— start AVAILABLE RECORDS —

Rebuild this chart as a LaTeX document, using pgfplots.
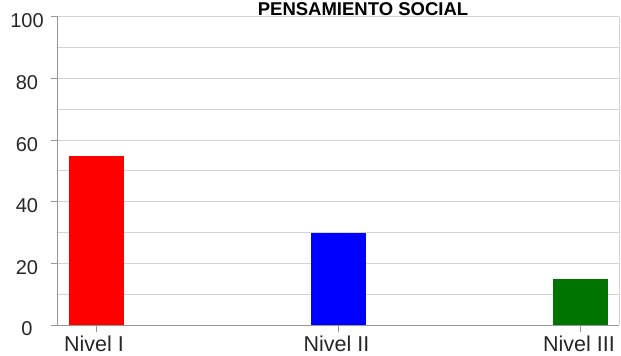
\documentclass[border=0pt]{standalone}
\usepackage{pgfplots}
\pgfplotsset{compat=1.18}
\usepackage{fontspec}
\setmainfont{Liberation Sans}
\definecolor{axgray}{RGB}{150,150,150}
\definecolor{gridgray}{RGB}{212,212,212}
\definecolor{barred}{RGB}{255,0,0}
\definecolor{barblue}{RGB}{0,0,255}
\definecolor{bargreen}{RGB}{0,116,0}
\begin{document}
\begin{tikzpicture}
\begin{axis}[
  scale only axis,
  width=561pt, height=308pt,
  xmin=-0.157, xmax=2.157,
  ymin=0, ymax=100,
  ytick={0,20,40,60,80,100},
  minor ytick={10,30,50,70,90},
  ymajorgrids, yminorgrids,
  major grid style={gridgray, line width=1pt},
  minor grid style={gridgray, line width=1pt},
  xtick={0,1,2},
  xticklabels={Nivel I, Nivel II, Nivel III},
  axis line style={axgray, line width=1pt},
  axis x line*=bottom,
  axis y line*=left,
  tick style={axgray, line width=1pt},
  major tick length=7pt,
  minor tick length=0pt,
  tick align=outside,
  tick label style={text=black!85, inner sep=0pt},
  /pgf/number format/assume math mode=true,
  xticklabel style={font=\fontsize{21.5}{21.5}\selectfont, anchor=north, xshift=-2pt, yshift=-4pt},
  yticklabel style={font=\fontsize{20}{20}\selectfont, anchor=center, xshift=-24pt, yshift=-4pt},
  title={PENSAMIENTO SOCIAL},
  title style={at={(0.5437,1)}, anchor=base, yshift=-5pt, inner sep=0pt, font=\bfseries\fontsize{18.5}{18.5}\selectfont},
  ybar, bar width=55pt, bar shift=0pt,
  clip=false,
]
\draw[gridgray, line width=1pt] (rel axis cs:1,0) -- (rel axis cs:1,1);
\addplot[fill=barred, draw=none] coordinates {(0,55)};
\addplot[fill=barblue, draw=none] coordinates {(1,30)};
\addplot[fill=bargreen, draw=none] coordinates {(2,15)};
\end{axis}
\pgfresetboundingbox
\path[use as bounding box] (-58pt,-31pt) rectangle (563pt,325pt);
\end{tikzpicture}
\end{document}
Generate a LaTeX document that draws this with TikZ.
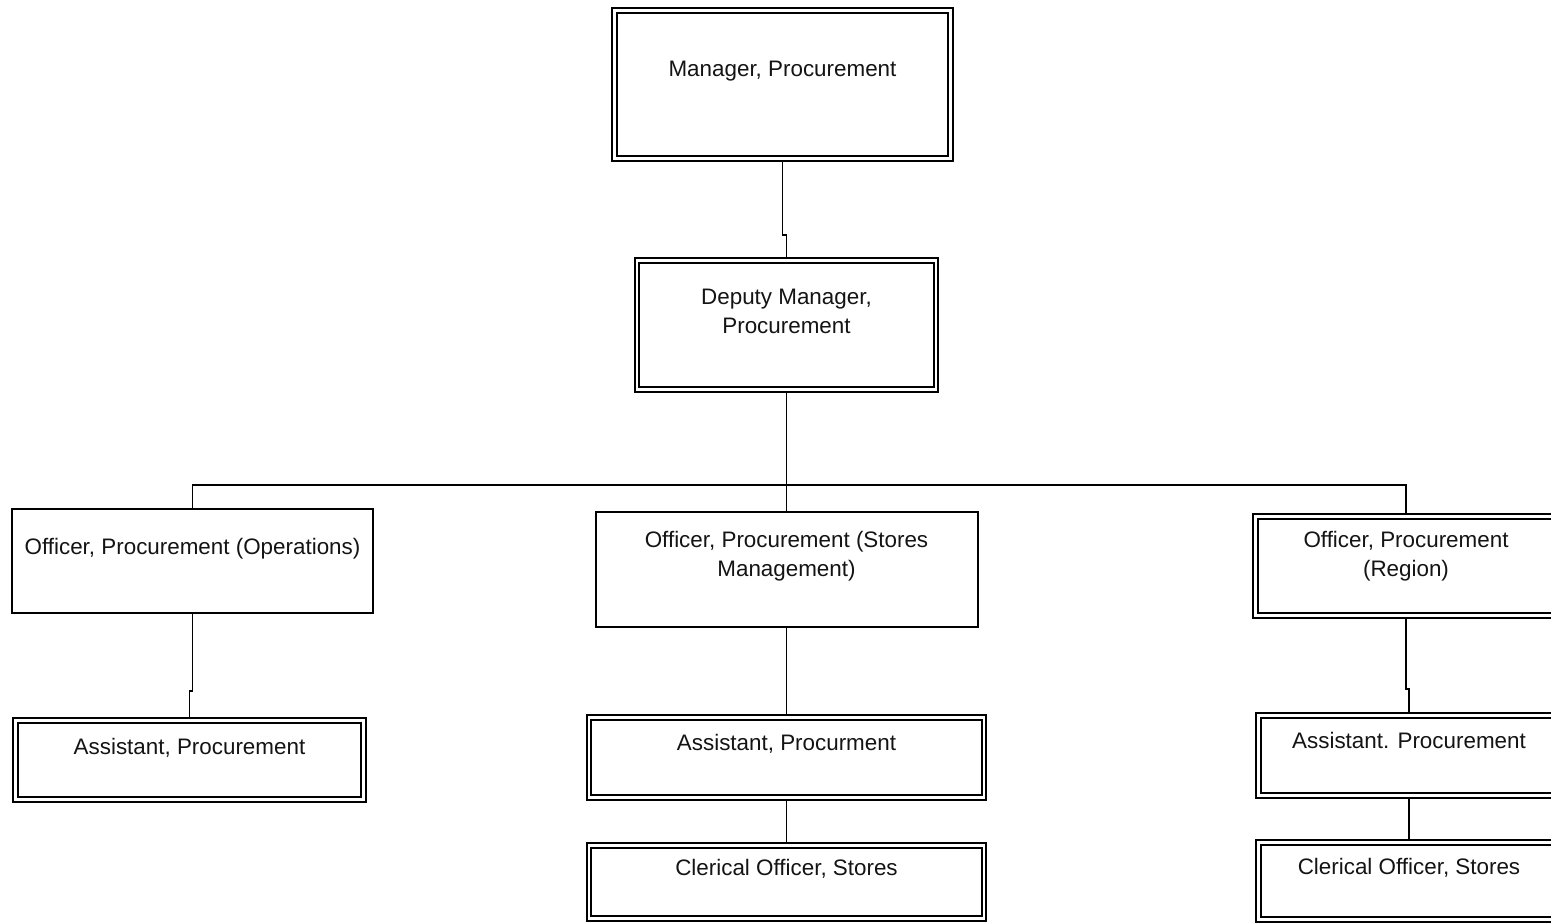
\documentclass[tikz,border=0pt]{standalone}
\usepackage{fontspec}
\setmainfont{Liberation Sans}
\begin{document}
\begin{tikzpicture}[x=1pt,y=-1pt,
  dbox/.style={draw=black, line width=2pt, double=white, double distance=2.2pt,
    fill=white, rectangle, inner sep=0pt, outer sep=3.1pt},
  sbox/.style={draw=black, line width=2pt, fill=white, rectangle,
    inner sep=0pt, outer sep=1pt},
  lbl/.style={anchor=north, inner sep=0pt, align=center, text=black!92,
    font=\fontsize{22.4}{29}\selectfont},
  link/.style={draw=black, line width=1.9pt}]
\useasboundingbox (0,0) rectangle (1551,923);
\clip (0,0) rectangle (1551,923);

% positions in the chart
\node[dbox, minimum width=336pt, minimum height=148pt,
  label={[lbl,yshift=-53pt]north:{Manager, Procurement}}] (mgr) at (782.5,84.5) {};
\node[dbox, minimum width=299pt, minimum height=129pt,
  label={[lbl,yshift=-31pt]north:{Deputy Manager,\\Procurement}}] (dep) at (786.5,325) {};

\node[sbox, minimum width=361pt, minimum height=104pt,
  label={[lbl,yshift=-30pt]north:{Officer, Procurement (Operations)}}] (ops) at (192.5,561) {};
\node[sbox, minimum width=382pt, minimum height=115pt,
  label={[lbl,yshift=-20pt]north:{Officer, Procurement (Stores\\Management)}}] (sto) at (786.5,569.5) {};
\node[dbox, minimum width=301pt, minimum height=99pt,
  label={[lbl,yshift=-18pt]north:{Officer, Procurement\\(Region)}}] (reg) at (1406,566) {};

\node[dbox, minimum width=348pt, minimum height=79pt,
  label={[lbl,yshift=-21pt]north:{Assistant, Procurement}}] (aops) at (189.5,760) {};
\node[dbox, minimum width=395pt, minimum height=80pt,
  label={[lbl,yshift=-20pt]north:{Assistant, Procurment}}] (asto) at (786.5,757.5) {};
\node[dbox, minimum width=395pt, minimum height=73pt,
  label={[lbl,yshift=-17pt]north:{Clerical Officer, Stores}}] (csto) at (786.5,882) {};
\node[dbox, minimum width=301pt, minimum height=80pt,
  label={[lbl,yshift=-20pt]north:{Assistant. Procurement}}] (areg) at (1409,755.5) {};
\node[dbox, minimum width=301pt, minimum height=77pt,
  label={[lbl,yshift=-19pt]north:{Clerical Officer, Stores}}] (creg) at (1409,881) {};

% reporting lines
\coordinate (bus) at (786.5,485);
\draw[link] (mgr.south) -- ++(0,73) -| (dep.north);
\draw[link] (dep.south) -- (bus);
\draw[link] (ops.north) |- (bus) -| (reg.north);
\draw[link] (bus) -- (sto.north);
\draw[link] (ops.south) -- ++(0,77) -| (aops.north);
\draw[link] (sto.south) -- (asto.north);
\draw[link] (asto.south) -- (csto.north);
\draw[link] (reg.south) -- ++(0,70) -| (areg.north);
\draw[link] (areg.south) -- (creg.north);
\end{tikzpicture}
\end{document}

— end AVAILABLE RECORDS —

Produce an exact copy of each line of data, skipping embedded images.

» **WRITTEN SOLUTION**:
Rebuild this chart as a LaTeX document, using pgfplots.
\documentclass[border=0pt]{standalone}
\usepackage{pgfplots}
\pgfplotsset{compat=1.18}
\usepackage{fontspec}
\setmainfont{Liberation Sans}
\definecolor{axgray}{RGB}{150,150,150}
\definecolor{gridgray}{RGB}{212,212,212}
\definecolor{barred}{RGB}{255,0,0}
\definecolor{barblue}{RGB}{0,0,255}
\definecolor{bargreen}{RGB}{0,116,0}
\begin{document}
\begin{tikzpicture}
\begin{axis}[
  scale only axis,
  width=561pt, height=308pt,
  xmin=-0.157, xmax=2.157,
  ymin=0, ymax=100,
  ytick={0,20,40,60,80,100},
  minor ytick={10,30,50,70,90},
  ymajorgrids, yminorgrids,
  major grid style={gridgray, line width=1pt},
  minor grid style={gridgray, line width=1pt},
  xtick={0,1,2},
  xticklabels={Nivel I, Nivel II, Nivel III},
  axis line style={axgray, line width=1pt},
  axis x line*=bottom,
  axis y line*=left,
  tick style={axgray, line width=1pt},
  major tick length=7pt,
  minor tick length=0pt,
  tick align=outside,
  tick label style={text=black!85, inner sep=0pt},
  /pgf/number format/assume math mode=true,
  xticklabel style={font=\fontsize{21.5}{21.5}\selectfont, anchor=north, xshift=-2pt, yshift=-4pt},
  yticklabel style={font=\fontsize{20}{20}\selectfont, anchor=center, xshift=-24pt, yshift=-4pt},
  title={PENSAMIENTO SOCIAL},
  title style={at={(0.5437,1)}, anchor=base, yshift=-5pt, inner sep=0pt, font=\bfseries\fontsize{18.5}{18.5}\selectfont},
  ybar, bar width=55pt, bar shift=0pt,
  clip=false,
]
\draw[gridgray, line width=1pt] (rel axis cs:1,0) -- (rel axis cs:1,1);
\addplot[fill=barred, draw=none] coordinates {(0,55)};
\addplot[fill=barblue, draw=none] coordinates {(1,30)};
\addplot[fill=bargreen, draw=none] coordinates {(2,15)};
\end{axis}
\pgfresetboundingbox
\path[use as bounding box] (-58pt,-31pt) rectangle (563pt,325pt);
\end{tikzpicture}
\end{document}
Generate a LaTeX document that draws this with TikZ.
\documentclass[tikz,border=0pt]{standalone}
\usepackage{fontspec}
\setmainfont{Liberation Sans}
\begin{document}
\begin{tikzpicture}[x=1pt,y=-1pt,
  dbox/.style={draw=black, line width=2pt, double=white, double distance=2.2pt,
    fill=white, rectangle, inner sep=0pt, outer sep=3.1pt},
  sbox/.style={draw=black, line width=2pt, fill=white, rectangle,
    inner sep=0pt, outer sep=1pt},
  lbl/.style={anchor=north, inner sep=0pt, align=center, text=black!92,
    font=\fontsize{22.4}{29}\selectfont},
  link/.style={draw=black, line width=1.9pt}]
\useasboundingbox (0,0) rectangle (1551,923);
\clip (0,0) rectangle (1551,923);

% positions in the chart
\node[dbox, minimum width=336pt, minimum height=148pt,
  label={[lbl,yshift=-53pt]north:{Manager, Procurement}}] (mgr) at (782.5,84.5) {};
\node[dbox, minimum width=299pt, minimum height=129pt,
  label={[lbl,yshift=-31pt]north:{Deputy Manager,\\Procurement}}] (dep) at (786.5,325) {};

\node[sbox, minimum width=361pt, minimum height=104pt,
  label={[lbl,yshift=-30pt]north:{Officer, Procurement (Operations)}}] (ops) at (192.5,561) {};
\node[sbox, minimum width=382pt, minimum height=115pt,
  label={[lbl,yshift=-20pt]north:{Officer, Procurement (Stores\\Management)}}] (sto) at (786.5,569.5) {};
\node[dbox, minimum width=301pt, minimum height=99pt,
  label={[lbl,yshift=-18pt]north:{Officer, Procurement\\(Region)}}] (reg) at (1406,566) {};

\node[dbox, minimum width=348pt, minimum height=79pt,
  label={[lbl,yshift=-21pt]north:{Assistant, Procurement}}] (aops) at (189.5,760) {};
\node[dbox, minimum width=395pt, minimum height=80pt,
  label={[lbl,yshift=-20pt]north:{Assistant, Procurment}}] (asto) at (786.5,757.5) {};
\node[dbox, minimum width=395pt, minimum height=73pt,
  label={[lbl,yshift=-17pt]north:{Clerical Officer, Stores}}] (csto) at (786.5,882) {};
\node[dbox, minimum width=301pt, minimum height=80pt,
  label={[lbl,yshift=-20pt]north:{Assistant. Procurement}}] (areg) at (1409,755.5) {};
\node[dbox, minimum width=301pt, minimum height=77pt,
  label={[lbl,yshift=-19pt]north:{Clerical Officer, Stores}}] (creg) at (1409,881) {};

% reporting lines
\coordinate (bus) at (786.5,485);
\draw[link] (mgr.south) -- ++(0,73) -| (dep.north);
\draw[link] (dep.south) -- (bus);
\draw[link] (ops.north) |- (bus) -| (reg.north);
\draw[link] (bus) -- (sto.north);
\draw[link] (ops.south) -- ++(0,77) -| (aops.north);
\draw[link] (sto.south) -- (asto.north);
\draw[link] (asto.south) -- (csto.north);
\draw[link] (reg.south) -- ++(0,70) -| (areg.north);
\draw[link] (areg.south) -- (creg.north);
\end{tikzpicture}
\end{document}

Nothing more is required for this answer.